You're not a wimp!
As I mentioned last week, I spent the weekend in Posnan. It’s a fantastic city that is rich in history and buzzing with nightlife. The Besig conference I attended was also fantastic. It was rich in information — and buzzing with ideas.
Vicki Hollett, author of a wide range of Business English textbooks, was the keynote speaker at the conference. I’ve felt that I’ve known Vicki for years although I’d only met her online beforehand. I’ve also used many of her books in my business English classes. When I started teaching, her books formed the basis of many of my lessons — and my students loved them. In at the Deep End is my personal favourite. Her humour and love for the language is evident on every page. It was published the year I started teaching in Munich (1989) and the title reflected how I felt at the time — I was thrown in at the deep end.

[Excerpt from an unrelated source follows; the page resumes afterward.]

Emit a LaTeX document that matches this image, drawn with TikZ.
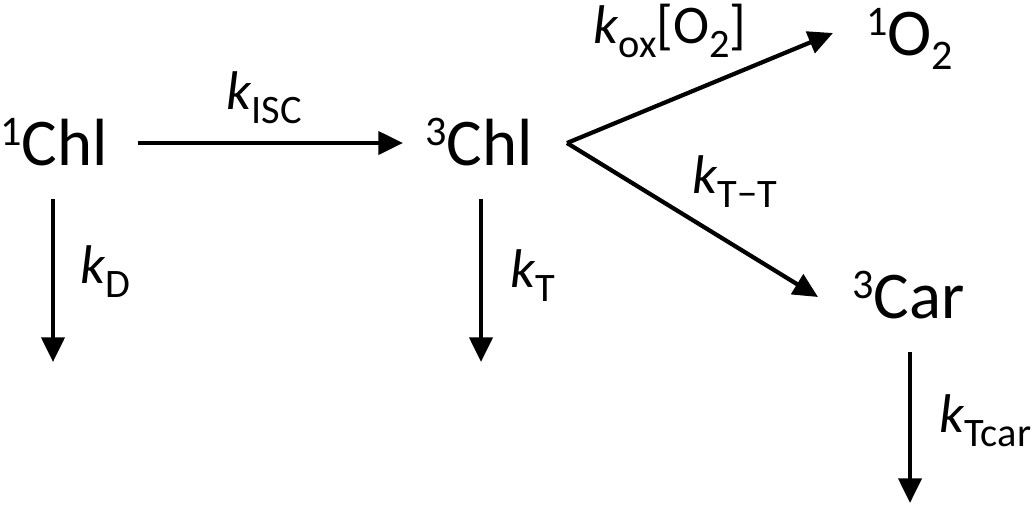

Vicki has a wonderful blog about her musings on learning to speak 'merican. She’s British, but now lives in the US. She shared her ideas with us in her entertaining talk at Besig. I’d like to share one of them with you today.
The Wise Word I’ve picked for this week is one that Vicki used in her talk: whimperative. It’s a blend of “whimper” and “imperative”. It refers to a whimpering way to make a request or to give an order. Here are a few examples:
- Can I use your phone?
- May I use your phone?
- Could you open the window?
- Do you mind if I open the window?
- Would you mind terribly if I didn’t join you?
- Would you mind opening the door for me?
- Would it be possible for me to come a little later to the meeting?
As you go down the lists of requests above they become more and more of a whimper. But why do we use such whimpering requests — and why is it important that learners of English know how to use them correctly?
Steven Pinker, a Harvard professor and expert on language and cognition, gives one of the best explanations as to why we use whimperatives. In Time, he writes: “Your goal is to have your need satisfied without treating the listener as a flunky who can be bossed around at will.”
Which is why we don't need to use the strong whimperatives with intimate friends or with perfect strangers. As Vicki pointed out, you can say to your friend “Here’s my coat” if you want that person to hang it up, and you can also say to the attendant at the cloakroom “Here’s my coat”. It would be ridiculous to say “Would you mind terribly if you took my coak?” to either of them. We use strong whimperatives with the people in the middle — which is most of the people we meet when doing business.
If you’re the boss, you can use the requests at the top of the list — if you’re in a subordinate position and you are asking for something that you know will cause somebody a lot of hassle, you would use the whimperatives at the bottom of the list.
Use whimperatives to create a better relationship. Use them to show respect. You’re not a wimp if you use whimperatives. You're just being more polite.